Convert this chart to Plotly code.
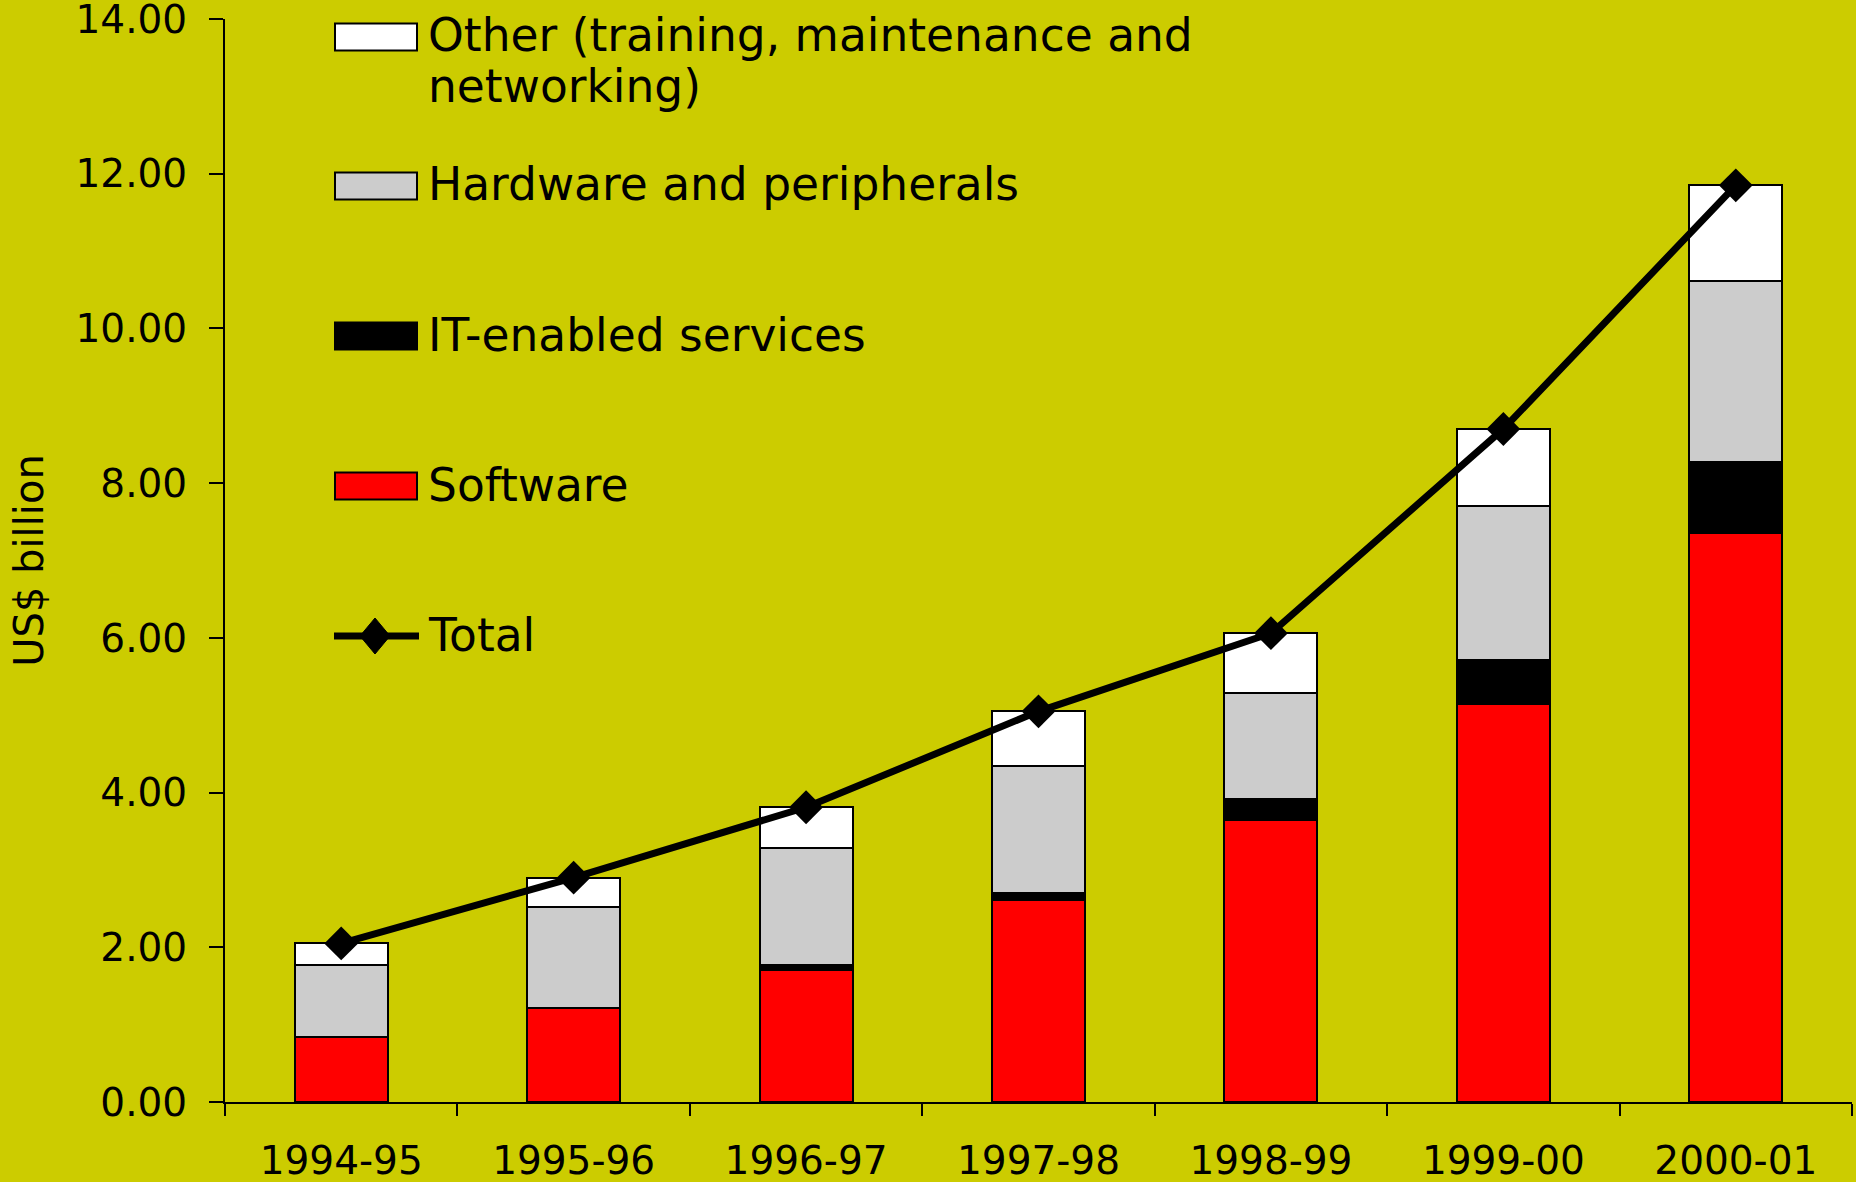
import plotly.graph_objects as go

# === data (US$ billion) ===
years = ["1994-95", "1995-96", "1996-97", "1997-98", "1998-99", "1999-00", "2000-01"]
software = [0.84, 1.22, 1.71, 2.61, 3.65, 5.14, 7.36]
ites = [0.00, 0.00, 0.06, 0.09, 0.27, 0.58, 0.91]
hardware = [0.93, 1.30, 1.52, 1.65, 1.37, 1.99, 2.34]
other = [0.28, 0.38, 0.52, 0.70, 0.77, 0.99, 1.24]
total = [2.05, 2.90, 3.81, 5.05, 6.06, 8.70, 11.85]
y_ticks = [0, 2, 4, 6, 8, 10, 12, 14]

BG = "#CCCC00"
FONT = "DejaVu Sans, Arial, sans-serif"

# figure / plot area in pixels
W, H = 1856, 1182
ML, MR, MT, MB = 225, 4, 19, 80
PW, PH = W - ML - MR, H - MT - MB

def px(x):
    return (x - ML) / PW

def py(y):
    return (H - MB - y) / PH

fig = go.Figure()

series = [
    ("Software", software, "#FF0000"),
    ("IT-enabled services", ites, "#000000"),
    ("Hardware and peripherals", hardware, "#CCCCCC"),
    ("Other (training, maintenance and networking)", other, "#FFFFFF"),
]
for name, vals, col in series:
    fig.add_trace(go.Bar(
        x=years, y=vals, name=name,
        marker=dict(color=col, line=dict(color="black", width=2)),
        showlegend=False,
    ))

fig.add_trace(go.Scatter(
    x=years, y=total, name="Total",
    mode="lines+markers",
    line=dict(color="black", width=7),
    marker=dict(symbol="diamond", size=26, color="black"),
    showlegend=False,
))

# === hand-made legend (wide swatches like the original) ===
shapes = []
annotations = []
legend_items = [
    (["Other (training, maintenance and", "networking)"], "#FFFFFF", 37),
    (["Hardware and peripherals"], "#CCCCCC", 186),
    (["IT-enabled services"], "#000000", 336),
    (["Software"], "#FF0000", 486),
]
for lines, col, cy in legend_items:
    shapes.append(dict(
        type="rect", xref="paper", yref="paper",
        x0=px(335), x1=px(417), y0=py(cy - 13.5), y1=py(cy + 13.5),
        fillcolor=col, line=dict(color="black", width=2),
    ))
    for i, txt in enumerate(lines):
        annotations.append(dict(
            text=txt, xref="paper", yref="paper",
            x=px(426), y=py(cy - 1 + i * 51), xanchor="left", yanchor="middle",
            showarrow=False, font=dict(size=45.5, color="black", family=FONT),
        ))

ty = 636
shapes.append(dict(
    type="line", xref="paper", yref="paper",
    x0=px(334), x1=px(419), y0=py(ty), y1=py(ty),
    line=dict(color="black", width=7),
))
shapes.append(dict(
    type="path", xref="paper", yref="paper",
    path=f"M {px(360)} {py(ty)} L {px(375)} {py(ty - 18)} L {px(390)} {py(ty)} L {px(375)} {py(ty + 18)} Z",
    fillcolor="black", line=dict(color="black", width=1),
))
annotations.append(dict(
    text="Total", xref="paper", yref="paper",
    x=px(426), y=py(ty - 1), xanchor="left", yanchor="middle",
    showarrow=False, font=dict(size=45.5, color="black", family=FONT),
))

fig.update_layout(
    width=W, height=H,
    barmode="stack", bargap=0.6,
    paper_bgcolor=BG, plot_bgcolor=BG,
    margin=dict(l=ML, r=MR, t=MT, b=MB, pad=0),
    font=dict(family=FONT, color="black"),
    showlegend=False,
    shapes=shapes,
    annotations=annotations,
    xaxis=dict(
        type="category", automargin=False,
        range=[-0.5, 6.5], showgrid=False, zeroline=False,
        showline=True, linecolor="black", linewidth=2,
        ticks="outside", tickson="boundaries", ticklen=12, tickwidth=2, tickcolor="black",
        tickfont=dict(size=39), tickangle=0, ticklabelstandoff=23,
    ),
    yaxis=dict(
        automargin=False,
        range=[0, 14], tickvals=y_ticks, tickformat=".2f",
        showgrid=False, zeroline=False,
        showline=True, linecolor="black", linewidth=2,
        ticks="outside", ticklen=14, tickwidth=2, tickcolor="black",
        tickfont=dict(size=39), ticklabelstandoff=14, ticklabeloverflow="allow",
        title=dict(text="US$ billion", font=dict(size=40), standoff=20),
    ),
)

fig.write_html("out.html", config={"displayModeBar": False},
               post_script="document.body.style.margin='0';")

##############################

Goal of the exercise
Every line from the top of the material above through the line with "import plotly.graph_objects as go" should be duplicated exactly, please; leave out the pictures.

Completed task
Convert this chart to Plotly code.
import plotly.graph_objects as go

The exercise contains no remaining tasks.